TO THE PRESIDENT OF CONGRESS.
Amsterdam, October 18th, 1781.
Sir,
The Committees of the Fisheries of Vlaardingen and Maaslleys have presented to their High Mightinesses a petition to give them to understand, "that they learned with the most lively sensibility that the gentlemen, the committees of the respective colleges of Admiralty had proposed to their High Mightinesses to permit the free navigation of the ports of the Republic, with or without convoy, excepting, nevertheless, until further order, the vessels destined to the greater and lesser fisheries. The petitioners represent the inevitable losses, with which they are more and more threatened, in case that all the fishery, without exception, remain longer suspended; that they might very well find a remedy in a certain manner by excepting from this prohibition the ships employed in taking fish for salting, and in the fishery of fresh cod. They solicit, that it may please their High Mightinesses to revoke in this regard the placard of the 26th of January, 1781, or at least to make in it such alteration as their High Mightinesses may find convenient."

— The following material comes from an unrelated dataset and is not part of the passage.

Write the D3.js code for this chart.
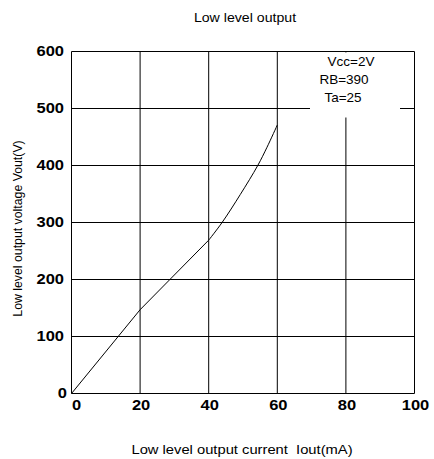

This petition, accepted by the Province of Holland, has been rendered commissorial, and sent to the colleges of the Admiralty respectively.
ANOTHER PETITION,
From divers Merchants, Bookkeepers, and Owners of Ships of Amsterdam, containing in substance,
"That the petitioners having caused their vessels and cargoes, for the most part loaded beforehand, to sail under the escort of the convoy, there has resulted from it on the 5th of August, the famous rencounter between this convoy, commanded by the Vice Admiral Zoutman, and the British Vice Admiral Parker; a rencounter, which in truth had covered the naval forces of the Republic with immortal glory, but at the same time given to commerce a terrible blow, the merchant vessels having seen themselves obliged to return into the ports of the State. That the petitioners seeing themselves disappointed of their just and equitable expectation, of being able to obtain an escort sufficient and seasonably ready, found themselves forced to submit to necessity, and consequently to call back their ships, which without running the greatest danger, could not remain longer in their then station; that the petitioners could not refrain from representing to their High Mightinesses in the most pressing manner, the enormous prejudice which resulted from it to the petitioners and the freighters of vessels, who, after having for so many months held their vessels and crews ready, must now pay the expense of equipping them, the wages, the monthly pay and subsistence of their crews, as well as all the other charges that result from them.
"But as all these disbursements are lost, the petitioners for the causes alleged, and others particularised in the petition, pray that it may please their High Mightinesses to assign to the petitioners, and especially to the proprietors and freighters of vessels, a convenient indemnification and sufficient for the cost, damages, and interest borne and suffered, because the said convoy has not set sail; from whence it has resulted, that they have detained the vessels belonging to the petitioners, who, at the first requisition, are ready to produce the particulars to their High Mightinesses, that it may also please their High Mightinesses to give the necessary orders, to the end that the convoy destined for this purpose may be ready early enough to be able to set sail next spring, even by the month of March, to the end that by accelerating their departure, the loss of time suffered in the current year may be, at least in some degree, compensated, and that there may be an opportunity that the ships which are now in Norway and at Elsinore; supposing they should be obliged to pass the winter there, may then profit of this convoy for their return. Finally, that they would please to give, concerning all these objects, precise orders, and such as their High Mightinesses may judge the most proper to fulfil the wishes of the petitioners, and for the greatest utility of commerce."
This petition has been rendered commissorial for the respective Admiralties.